In her reflections on the vocation of nursing Robinson explores many myths and archetypes that give shape and energy to the identity of the nurse as it has evolved in Western culture, including the stories of Hygeia, Baubo, Hermes, Hecate, Cassandra, and the Dionysian Maenad.  The ancient stories of each of these figures and others articulate particular constraints, conventions, and conflicts involved in caregiving, especially in the ways women assume the role of caregiver.  She explains at the outset that she deals particularly with women in nursing, though now many men are nurses, since traditionally it has been a profession deeply shaped by cultural notions of female roles.  Another layer of this exploration is a chapter on the nurse in popular culture that considers ways in which the figure of the nurse has been both elevated and debased, made comic or tragic, sidelined or sexualized.  The multidimensionality of the nursing vocation and, consequently, the challenge it poses to women who enter it, is strongly emphasized throughout the six chapters, which together depict the work of nursing as a soul journey. This journey challenges nurses in new ways to work within institutions that suppress important aspects of their power to do healing work at a level of intimacy generally not accessed by doctors.
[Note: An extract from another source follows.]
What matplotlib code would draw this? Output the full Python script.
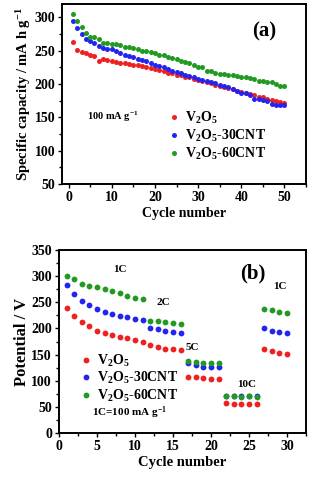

The book offers a wide perspective on the nursing profession, especially as it has coevolved with shifting notions of female roles and professionalism in caregiving.  Readers might be motivated to do a little homework to fully appreciate all the references to ancient myths, depth psychologists, and modern film.  Because of the emphasis on archetypes, prototypes, and stereotypes, a good many claims about the lives, choices, challenges, needs, and attitudes of nurses may seem like rather sweeping generalizations, including the core idea of "the nurse," which might seem at times to overlook the diversity of motives and character among nurses.  To appreciate what the book offers, one needs to accept its terms as a study of ideas and images that have been woven into the professional mantle nurses assume and tailor in the course of their professional lives to the rapidly changing circumstances of contemporary nursing.   In addition to that, however, Robinson offers observations about her own childhood experiences, schooling, losses, and epiphanies by way of illustrating her broader points in the story of one nurse's journey.